On Nov. 30 of 2012, Facebook had changed its deal with Zynga. Zynga was now just like every other game contractor with Facebook. I say this, because Zynga can no longer take users away from the Facebook platform. Zynga is still not completely broken away from Facebook, but the way things are going that all may change later on. In March of 2013 Zynga is also no longer required to post ads on its website from Facebook, or force users to use Facebook credits for their games.
Still I think it will be better in the long run for Zynga to try and steer away from Facebook. Zynga is moving to mobile gaming, and I think it should define itself as a stand alone game maker like Glu Mobile Inc. (NASDAQ:GLUU). It will not only benefit the company, but also all future investors in the long run.
Earnings surprise
Even though earnings throughout 2012 were not as investors had hoped, things started to turn around in the fourth quarter. This was when Zynga reported earnings that beat analyst estimates. The company reported earnings per share of $.01, and sales that topped $311 million. Analysts expected a loss of $.03 per share, and revenue of $212 million.
GLU Mobile as competition
Glu Mobile Inc. (NASDAQ:GLUU) is creating intense competition for Zynga. Glu is able to branch out more than Zynga can currently. This will hurt Zynga later in the long run, when the competition intensifies. The difference is that Glu is able to bring its games to multiple platforms. For example it has launched its popular titles on the Mac computer, and PC. I would say, Zynga should eventually branch out to launch its games under new platforms to stay competitive.
People are spending plenty of time on mobile games. Glu has had no problems in the 4th quarter of 2012, when it reported earnings that beat analyst estimates. Glu reported that in the fourth quarter of 2012 it earned an EPS loss of $.05 per share, better than the analyst estimate loss of $.07 per share. Revenue for the quarter was slightly higher coming in at $21 million, versus the analyst estimate of $20 million.
Gambling delight
Zynga has had some trouble generating revenue in the past, but all will go well when Zynga starts to generate revenue from its online gambling business. It could significantly change Zynga’s business in the future. So far the states that have legalized online gambling are Nevada, Delaware, and New Jersey.
On Wednesday Apr. 3, the company launched its online gambling platform in the United Kingdom. This is evidence that Zynga wants to shift slightly away from social gaming, to real online gambling. The stock price of Zynga edged higher by 15% on this news, and this shows the market’s sentiment around the potential of the gaming platform to branch off to new areas. The downside though, is that analysts are estimating that the revenue for Zynga’s online gambling unit won’t be factored in until 2014.
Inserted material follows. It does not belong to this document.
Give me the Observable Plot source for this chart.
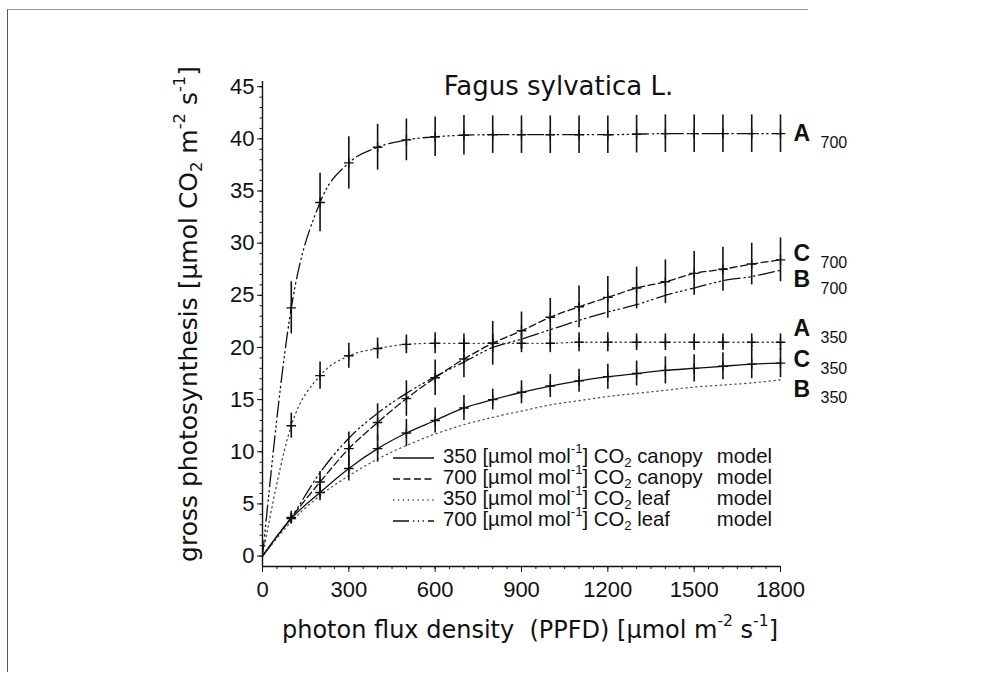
<!DOCTYPE html>
<html><head><meta charset="utf-8">
<script src="https://cdn.jsdelivr.net/npm/d3@7"></script>
<script src="https://cdn.jsdelivr.net/npm/@observablehq/plot@0.6"></script>
<style>
html,body{margin:0;padding:0;background:#fff;}
#wrap{position:relative;width:1000px;height:686px;overflow:hidden;}
#scan{position:absolute;left:7px;top:9px;width:800px;height:662px;border-top:1px solid #9a9a9a;border-left:1px solid #555;pointer-events:none;}
</style></head><body><div id="wrap"></div>
<script>
// ---------- data ----------
const ppfd = [0,100,200,300,400,500,600,700,800,900,1000,1100,1200,1300,1400,1500,1600,1700,1800];
const A700 = [0,23.8,33.9,37.7,39.2,39.9,40.2,40.35,40.4,40.4,40.4,40.4,40.4,40.45,40.5,40.5,40.5,40.5,40.5];
const B700 = [0,3.7,8.0,11.3,13.7,15.6,17.2,18.6,20.0,20.8,21.7,22.6,23.4,24.1,25.0,25.7,26.4,26.8,27.4];
const C700 = [0,3.7,7.1,10.3,12.8,15.1,17.1,18.9,20.4,21.6,22.9,23.9,24.8,25.7,26.3,27.1,27.5,28.0,28.4];
const A350 = [0,12.5,17.3,19.2,19.9,20.3,20.4,20.4,20.4,20.4,20.4,20.5,20.5,20.5,20.5,20.5,20.5,20.5,20.5];
const B350 = [0,3.3,5.8,7.7,9.3,10.6,11.7,12.6,13.3,13.9,14.5,14.9,15.3,15.6,15.9,16.2,16.4,16.6,16.9];
const C350 = [0,3.6,6.1,8.4,10.3,11.8,13.0,14.2,15.0,15.7,16.3,16.8,17.2,17.5,17.8,18.0,18.2,18.4,18.5];
// error bar half-lengths
const A700err = [0,2.5,2.8,2.5,2.2,2.0,1.9,1.9,1.8,1.8,1.8,1.8,1.8,1.8,1.8,1.8,1.8,1.8,1.8];
const A350err = [0,1.2,1.3,1.2,1.0,0.9,1.0,0.9,0.9,0.9,0.9,0.9,0.9,0.8,0.8,0.8,0.8,0.8,0.8];
const C700err = [0,0.6,1.0,1.6,1.8,1.7,1.7,1.8,2.1,1.8,1.8,2.0,2.0,2.0,2.1,2.1,2.1,2.0,2.1];
const C350err = [0,0.5,0.8,1.2,1.3,1.3,1.2,1.2,1.0,1.1,1.1,1.1,1.2,1.2,1.3,1.3,1.3,1.4,1.4];

const seriesKeys = ["A700","B700","C700","A350","B350","C350"];
const seriesLetter = ["A","B","C","A","B","C"];
const seriesSub = ["700","700","700","350","350","350"];
const labelNudge = [0,-0.9,0.6,1.3,-0.9,0.3];

const xMajor = [0,300,600,900,1200,1500,1800];
const xMinor = d3.range(0,1801,50);
const yMajor = [0,5,10,15,20,25,30,35,40,45];
const yMinor = d3.range(0,46,1);

const titleText = "Fagus sylvatica L.";
const legendRows = [
  {conc:"350", kind:"canopy", key:"C350"},
  {conc:"700", kind:"canopy", key:"C700"},
  {conc:"350", kind:"leaf", key:"A350"},
  {conc:"700", kind:"leaf", key:"A700"}
];

// ---------- styles ----------
const values = {A700,B700,C700,A350,B350,C350};
const errs = {A700:A700err, A350:A350err, C700:C700err, C350:C350err};
const dash = {
  A700:"16,4,1.3,3.5,1.3,3.5,1.3,4", B700:"16,4,1.3,3.5,1.3,3.5,1.3,4",
  C700:"7,3.5", C350:null,
  A350:"1.3,3.6", B350:"1.3,3.6"
};
const col = {A700:"#111",B700:"#111",C700:"#111",C350:"#111",A350:"#444",B350:"#555"};
const FONT = "'Liberation Sans', Arial, Helvetica, sans-serif";
const WIDE = "'DejaVu Sans', 'Liberation Sans', sans-serif";

// ---------- data tables ----------
const tidy = seriesKeys.flatMap(k => ppfd.map((x,i) => ({key:k, x, y: values[k][i]})));
const errData = Object.keys(errs).flatMap(k => ppfd.map((x,i) => ({key:k, x, y: values[k][i], e: errs[k][i]})).filter(d => d.x > 0));
const labels = seriesKeys.map((k,i) => ({key:k, letter: seriesLetter[i], sub: seriesSub[i], y: values[k][values[k].length-1] + labelNudge[i]}));

const chart = Plot.plot({
  width: 1000, height: 686,
  marginLeft: 262, marginRight: 220, marginTop: 81, marginBottom: 120,
  style: {background: "transparent", fontFamily: FONT, color: "#111"},
  x: {domain: [0,1800]},
  y: {domain: [-1,45.5]},
  marks: [
    Plot.ruleY([-1], {stroke:"#111", strokeWidth:1.4}),
    Plot.ruleX([0], {stroke:"#111", strokeWidth:1.4}),
    Plot.axisX({ticks: xMinor, tickSize: 3, tickFormat: () => "", label: null}),
    Plot.axisX({ticks: xMajor, tickSize: 6, tickPadding: 9, fontSize: 22, label: null, tickFormat: d => String(d)}),
    Plot.axisY({ticks: yMinor, tickSize: 2.5, tickFormat: () => "", label: null}),
    Plot.axisY({ticks: yMajor, tickSize: 5, tickPadding: 3, fontSize: 22, label: null, tickFormat: d => String(d)}),
    ...seriesKeys.map(k => Plot.line(tidy.filter(d => d.key === k), {
      x: "x", y: "y", curve: "monotone-x", stroke: col[k], strokeWidth: 1.3,
      strokeDasharray: dash[k] || undefined
    })),
    Plot.ruleX(errData, {x: "x", y1: d => d.y - d.e, y2: d => d.y + d.e, stroke: "#111", strokeWidth: 1.6}),
    Plot.dot(errData, {x: "x", y: "y", symbol: "plus", r: 3.2, stroke: "#111", strokeWidth: 1.4}),
    Plot.text(labels, {y: "y", text: "letter", frameAnchor: "right", dx: 13, textAnchor: "start", fontSize: 23, fontWeight: "bold", fill: "#111"}),
    Plot.text(labels, {y: "y", text: "sub", frameAnchor: "right", dx: 40, dy: 9, textAnchor: "start", fontSize: 16, fill: "#111"}),
    Plot.text([titleText], {frameAnchor: "top", dx: 37, dy: -5, fontSize: 26, fontFamily: WIDE, fill: "#111"})
  ]
});

document.getElementById("wrap").appendChild(chart);
const scan = document.createElement("div"); scan.id = "scan";
document.getElementById("wrap").appendChild(scan);

const svg = d3.select(chart);

function rich(sel, parts, size) {
  let cur = 0;
  for (const p of parts) {
    const target = p.sup ? -0.4*size : p.sub ? 0.28*size : 0;
    const ts = sel.append("tspan").text(p.t).attr("dy", (target - cur).toFixed(2));
    if (p.sup || p.sub) ts.attr("font-size", (size*0.65).toFixed(1));
    cur = target;
  }
}

// x axis title
{
  const size = 24;
  const t = svg.append("text").attr("x", 530).attr("y", 631)
    .attr("text-anchor","middle").attr("dominant-baseline","middle")
    .attr("font-family", WIDE).attr("font-size", size).attr("fill","#111")
    .style("white-space","pre");
  rich(t, [{t:"photon flux density  (PPFD) [µmol m"},{t:"-2",sup:true},{t:" s"},{t:"-1",sup:true},{t:"]"}], size);
}
// y axis title
{
  const size = 25;
  const t = svg.append("text").attr("transform","translate(190,314) rotate(-90)")
    .attr("text-anchor","middle").attr("dominant-baseline","middle")
    .attr("font-family", WIDE).attr("font-size", size).attr("fill","#111");
  rich(t, [{t:"gross photosynthesis [µmol CO"},{t:"2",sub:true},{t:" m"},{t:"-2",sup:true},{t:" s"},{t:"-1",sup:true},{t:"]"}], size);
}
// legend
{
  const rowY = [458, 479, 500, 521];
  const g = svg.append("g").attr("font-family", FONT).attr("fill","#111");
  legendRows.forEach((r, i) => {
    const y = rowY[i];
    g.append("line").attr("x1",393).attr("x2",434).attr("y1",y).attr("y2",y)
      .attr("stroke", col[r.key]).attr("stroke-width",1.3)
      .attr("stroke-dasharray", dash[r.key] || null);
    const size = 20.3;
    const t = g.append("text").attr("x",443).attr("y",y).attr("text-anchor","start")
      .attr("dominant-baseline","middle").attr("font-size",size);
    rich(t, [{t:r.conc + " [µmol mol"},{t:"-1",sup:true},{t:"] CO"},{t:"2",sub:true},{t:" " + r.kind}], size);
    g.append("text").attr("x",772).attr("y",y).attr("text-anchor","end").attr("dominant-baseline","middle")
      .attr("font-size",size).text("model");
  });
}
</script>
</body></html>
The reason I believe Zynga’s gambling will take off is because of the familiarity of its online poker game. Zynga already has a huge following with its first gambling game known as Zynga Poker. There are on average 6.2 million daily active users on the Zynga Poker platform. That’s not to say that all those users will branch off to start gambling online for real money, but a few may end up trying the gambling version.
Despite intense competition, Zynga will maintain itself with its established users. Another example of using familiarity for online gambling, is the 120 slot machines that it is launching its platform with. The slot games will use popular social games like Farmville, Mafia Wars, and others. In closing, it is Zynga’s brand names that will fend off the online gambling competitors in the United kingdom.
Still if you are long on the stock, the news of online gambling is good. It is estimated that 2012’s online gambling revenue totaled around $17 billion. As more states come on board for online gambling, then more money can be made by Zynga off of its users.
Zynga’s value
The company boasts a $2.7 billion market cap, and carries an estimated earnings growth of 21% over the next five years. It is a stock with a lot of risk, but still has a long way to go reach its closing 52-week high of $12.11 per share. I think that Zynga is a good investment for both short term traders and long term shareholders.
Final thoughts
Zynga, despite the problems in the past, is still a good long term stock to buy. It has reorganized its gaming business, and it has started to add online gambling games into its platform. It still has a long way to go to generate significant revenue for investors, but it will get there with its new online gaming business. Investors would be wise to take a position in Zynga, and hold long term in their portfolio.
It has some competition from other game makers like Glu, but Zynga has a fan base that it has picked up from Facebook. If it can create games that excite its users again, then their revenue story will turn around dramatically. Considering the stock is now close to its 52-week low of $2.09 per share, it may not be a bad idea to place your bet on Zynga for the future.